So the little one has managed to find interest in her play mat, so I am going to attempt to hit the big points.
1. I hate daycare. It sucks to drop her off, and it sucks that I can't be with her all day. I hate not knowing if she is ok. I hate not knowing if I found someone who will care about her and love her. I always pictured being able to stay home like my mom did- so this transition is HARD for me.
2. It has been hard for me to find a balance with S. Sometimes I want the baby all to myself, and sometimes I need a break. It is hard to find that balance. It is also hard to have S handle the baby when she is upset. Because I am spend so much more time with her than him, I can often handle the situation better. So he feels inadequate, and I feel stressed. It is getting better, but it definitely takes some work.

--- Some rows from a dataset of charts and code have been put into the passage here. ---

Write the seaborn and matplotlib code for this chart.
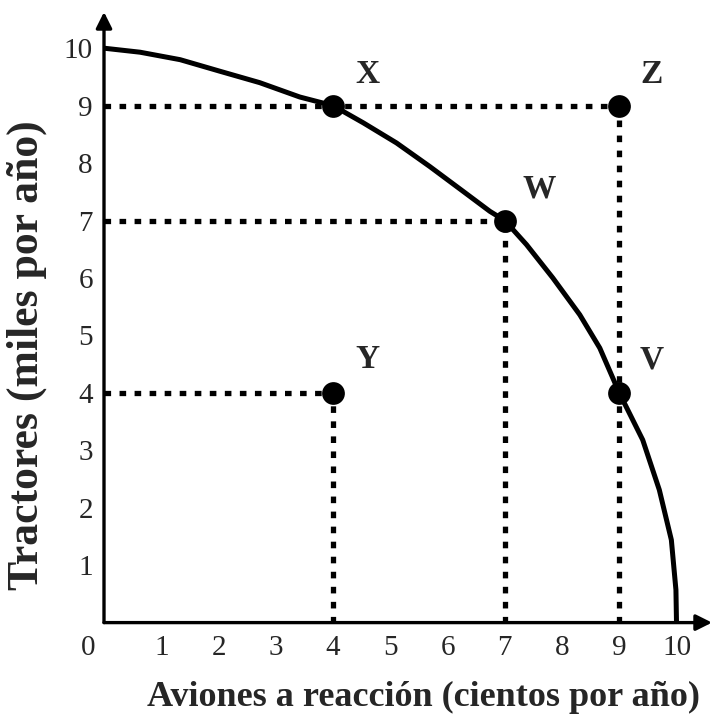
import numpy as np
import pandas as pd
import matplotlib
matplotlib.use("Agg")
import matplotlib.pyplot as plt
import seaborn as sns

# frontera de posibilidades de produccion
curva_x = [0, 0.63, 1.33, 2.02, 2.72, 3.42, 4, 4.53, 5.11, 5.69, 6.27, 6.74, 7,
           7.38, 7.84, 8.31, 8.66, 9, 9.41, 9.7, 9.91, 9.99, 10]
curva_y = [10, 9.93, 9.80, 9.60, 9.40, 9.15, 9, 8.70, 8.35, 7.94, 7.51, 7.16, 7,
           6.58, 6.0, 5.36, 4.78, 4, 3.18, 2.31, 1.44, 0.57, 0]

puntos = ["X", "W", "V", "Z", "Y"]
aviones = [4, 7, 9, 9, 4]
tractores = [9, 7, 4, 9, 4]
# puntos desde los que se trazan las guias punteadas
guias = ["W", "Z", "Y"]

ticks = list(range(1, 11))
xlabel = "Aviones a reacción (cientos por año)"
ylabel = "Tractores (miles por año)"

sns.set_theme(style="white")
plt.rcParams['font.family'] = ['Liberation Serif', 'DejaVu Serif']

fig = plt.figure(figsize=(7.13, 7.19), dpi=100)
ax = fig.add_axes([104/713, 96.4/719, 608/713, 610.6/719])
ax.set_xlim(0, 10.62)
ax.set_ylim(0, 10.63)

df_curva = pd.DataFrame({"x": curva_x, "y": curva_y})
df_pts = pd.DataFrame({"p": puntos, "x": aviones, "y": tractores})

# lineas punteadas hacia los ejes
dash = dict(color="black", lw=3.8, linestyle=(0, (1.25, 1.6)), dash_capstyle="butt", zorder=2)
for _, r in df_pts[df_pts.p.isin(guias)].iterrows():
    ax.plot([0, r.x], [r.y, r.y], **dash)
    ax.plot([r.x, r.x], [0, r.y], **dash)

sns.lineplot(data=df_curva, x="x", y="y", ax=ax, color="black", lw=3.6, sort=False,
             estimator=None, zorder=3)
sns.scatterplot(data=df_pts, x="x", y="y", ax=ax, color="black", s=230,
                edgecolor="black", zorder=4, legend=False)

offs = {"X": (0.6, 0.55), "W": (0.6, 0.55), "V": (0.57, 0.58), "Z": (0.57, 0.55), "Y": (0.6, 0.58)}
for _, r in df_pts.iterrows():
    dx, dy = offs[r.p]
    ax.text(r.x + dx, r.y + dy, r.p, fontsize=24, fontweight="bold", ha="center", va="center")

for s in ax.spines.values():
    s.set_visible(False)
arrow = dict(arrowstyle="-|>", lw=2.4, color="black", mutation_scale=24, shrinkA=0, shrinkB=0)
ax.annotate("", xy=(1, 0), xytext=(0, 0), xycoords="axes fraction", arrowprops=arrow, annotation_clip=False)
ax.annotate("", xy=(0, 1), xytext=(0, 0), xycoords="axes fraction", arrowprops=arrow, annotation_clip=False)

ax.set_xticks(ticks)
ax.set_yticks(ticks)
ax.set_xticklabels([str(t) for t in ticks])
ax.set_yticklabels([str(t) for t in ticks])
ax.tick_params(axis="both", length=0, labelsize=21)
ax.tick_params(axis="x", pad=9)
ax.tick_params(axis="y", pad=8)
ax.text(-0.28, -0.45, "0", fontsize=21, ha="center", va="center")

ax.set_xlabel(xlabel, fontsize=26, fontweight="bold")
ax.set_ylabel(ylabel, fontsize=31.5, fontweight="bold")
ax.xaxis.set_label_coords(0.526, -0.095)
ax.yaxis.set_label_coords(-0.093, 0.438)
ax.set_facecolor("white")

fig.savefig("out.png", dpi=100, facecolor="white")
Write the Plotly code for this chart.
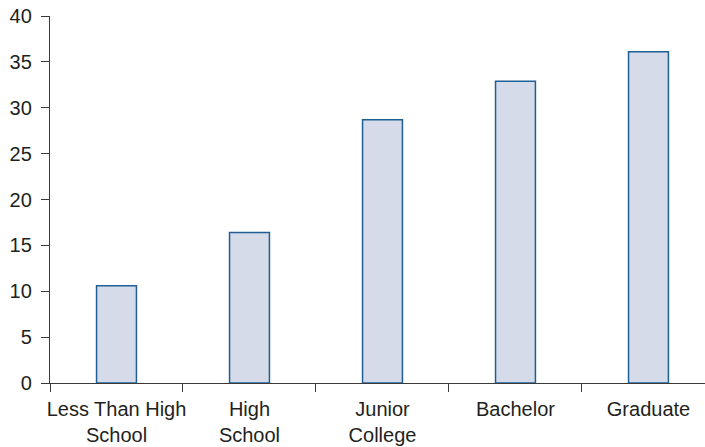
import plotly.graph_objects as go

# Education level categories and their values
categories = ["Less Than High<br>School", "High<br>School", "Junior<br>College", "Bachelor", "Graduate"]
values = [10.6, 16.4, 28.7, 32.9, 36.1]
y_ticks = [0, 5, 10, 15, 20, 25, 30, 35, 40]

axis_color = "#3a3a3a"
text_color = "#231f20"

fig = go.Figure(
    go.Bar(
        x=categories,
        y=values,
        marker=dict(color="#d5dbe9", line=dict(color="#1f5f96", width=1.5)),
        width=0.3,
    )
)

fig.update_layout(
    template="none",
    width=705,
    height=447,
    margin=dict(l=50, r=0, t=16, b=64),
    paper_bgcolor="white",
    plot_bgcolor="white",
    font=dict(family="Liberation Sans, Arial, sans-serif", size=20, color=text_color),
    showlegend=False,
)

fig.update_xaxes(
    type="category",
    range=[-0.5, 4.425],
    tickangle=0,
    showline=True,
    linecolor=axis_color,
    linewidth=1.3,
    ticks="outside",
    tickson="boundaries",
    ticklen=8,
    tickwidth=1.3,
    tickcolor=axis_color,
    ticklabelstandoff=8,
    showgrid=False,
    zeroline=False,
    automargin=False,
)

fig.update_yaxes(
    range=[0, 40],
    tickvals=y_ticks,
    ticktext=[str(v) for v in y_ticks],
    showline=True,
    linecolor=axis_color,
    linewidth=1.3,
    ticks="outside",
    ticklen=8,
    tickwidth=1.3,
    tickcolor=axis_color,
    ticklabelstandoff=5,
    showgrid=False,
    zeroline=False,
    automargin=False,
)

fig.write_html("out.html")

3. I hate my body. For a while, it seemed like we were moving in the right direction belly-wise. But now, it seems the sludge is here to stay. Large ass, large hips, and my god- jelly in the belly. It is really hard to keep the house generally clean while watching the baby. But fitting in a work out? Unheard of. And since I have little time to cook, I am usually shoving down whatever I can find. Not the best. The whole thing has left me feeling dreadful.
4. I am scared I am not good enough to be a 8th grade science teacher.
5. I am currently holding Anya.
6. I am worried about the frequency of our sex life. It is seeming to fall the way of "is the baby asleep? QUICK!" Not what I want at all. The exhaustion combined with the huge belly? Not the best aphrodisiac.
7. I want a vacation, but there is no money or time!